DKRHet4

Kinetic resolution is a widely developed process that has been used for industrial and academic applications to allows the effective preparation of enantiomerically pure compounds. Despite its widespread use, a recognised inherent drawback is that the theoretical maximum yield of a single enantiomer from a racemate is 50%. This limitation can be overcome by a using a dynamic kinetic resolution (DKR) approach, that necessitates the individual enantiomers of the racemic starting material to interconvert (enantiomerization) at a timescale compatible with a subsequent enantioselective derivatization event (such as acylation that is the subject of this proposal).
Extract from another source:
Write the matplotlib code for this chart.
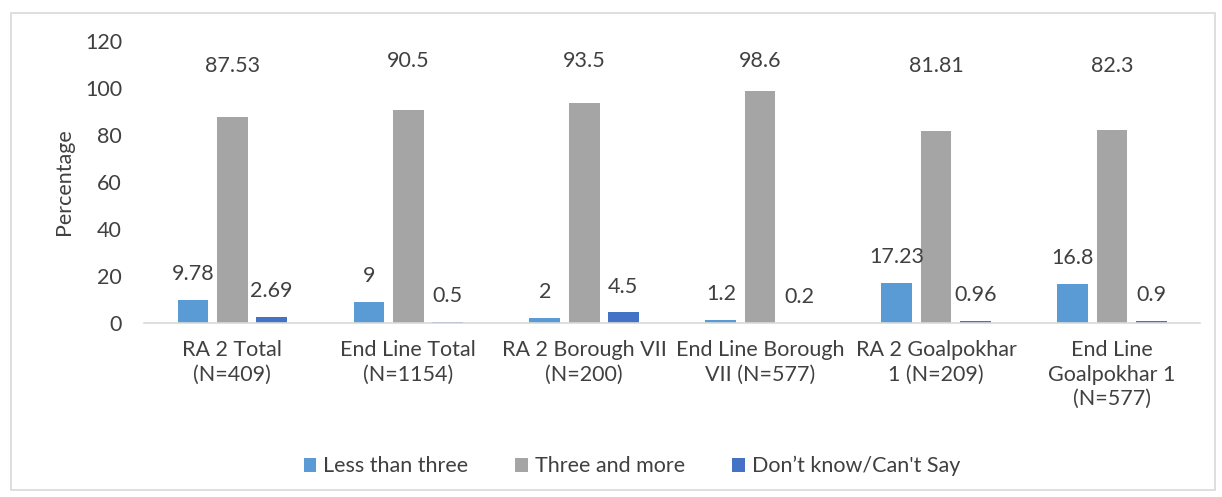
import matplotlib
matplotlib.use("Agg")
import matplotlib.pyplot as plt
import numpy as np
from matplotlib.patches import Rectangle

plt.rcParams["font.family"] = ["Lato", "DejaVu Sans"]

categories = ["RA 2 Total\n(N=409)", "End Line Total\n(N=1154)", "RA 2 Borough VII\n(N=200)",
              "End Line Borough\nVII (N=577)", "RA 2 Goalpokhar\n1 (N=209)", "End Line\nGoalpokhar 1\n(N=577)"]
less_than_three = [9.78, 9, 2, 1.2, 17.23, 16.8]
three_and_more = [87.53, 90.5, 93.5, 98.6, 81.81, 82.3]
dont_know = [2.69, 0.5, 4.5, 0.2, 0.96, 0.9]
series_names = ["Less than three", "Three and more", "Don\u2019t know/Can't Say"]
colors = ["#5B9BD5", "#A5A5A5", "#4472C4"]
yticks = [0, 20, 40, 60, 80, 100, 120]

FS = 15.5
fig = plt.figure(figsize=(12.22, 4.97), dpi=100)
ax = fig.add_axes([0.118, 0.35, 0.864, 0.5675])

x = np.arange(len(categories))
w = 0.175
off = 0.223
txtc = "#404040"
for i, (vals, name, c) in enumerate(zip([less_than_three, three_and_more, dont_know], series_names, colors)):
    pos = x + (i - 1) * off
    v = np.array(vals, dtype=float)
    ax.bar(pos, v, width=w, color=c, label=name)
    label_y = np.where(v > 50, np.where(v > 90, 111.5, 109.5), v + 11)
    for p, val, ly in zip(pos, v, label_y):
        ax.text(p, ly, f"{val:g}", ha="center", va="center", fontsize=FS, color=txtc)

ax.set_xlim(-0.5, len(categories) - 0.5)
ax.set_ylim(0, 120)
ax.set_yticks(yticks)
ax.set_xticks(x)
ax.set_xticklabels(categories, fontsize=FS, color=txtc, linespacing=1.3)
ax.tick_params(axis="y", labelsize=FS, labelcolor=txtc, length=0, pad=16)
ax.tick_params(axis="x", length=0, pad=12)
for s in ["top", "right", "left"]:
    ax.spines[s].set_visible(False)
ax.spines["bottom"].set_color("#D9D9D9")
ax.spines["bottom"].set_linewidth(1.2)
ax.set_ylabel("Percentage", fontsize=FS, color=txtc, labelpad=8)

leg = fig.legend(loc="center", bbox_to_anchor=(0.517, 0.062), ncol=3, frameon=False,
                 fontsize=FS, handlelength=0.6, handleheight=0.6, columnspacing=2.2,
                 handletextpad=0.3)
for t in leg.get_texts():
    t.set_color(txtc)

fig.patches.append(Rectangle((11 / 1222, 1 - 490 / 497), (1215 - 11) / 1222, (490 - 13) / 497,
                             transform=fig.transFigure, fill=False, edgecolor="#D9D9D9", linewidth=1.2))
fig.savefig("out.png", dpi=100)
Current state-of-the art DKRs commonly use secondary alcohols and tri-substituted lactols (that contain a H- substituent at the carbinol), with enantiomerization often allowed through reversible dehydrogenation/hydrogenation or intramolecular ring closure/ring opening. The focus of this proposal and a widely recognized remaining challenge in this area that has not been realized to date is to extend the DKR approach to fully-substituted/tertiary alcohols or tetra-substituted lactols (where zero substituents at the carbinol centre = H). This project will demonstrate the challenging DKR of tetra-substituted morpholinone derived lactols (WP1) and fully substituted heterocyclic alcohols (WP2). We will use reversible intramolecular ring-opening/ring closing, or reversible intermolecular nucleophilic addition as an enantiomerization strategy, combined with isothiourea- promoted enantioselective acylation, to generate medicinally relevant N-heterocycles in enantiomerically pure form.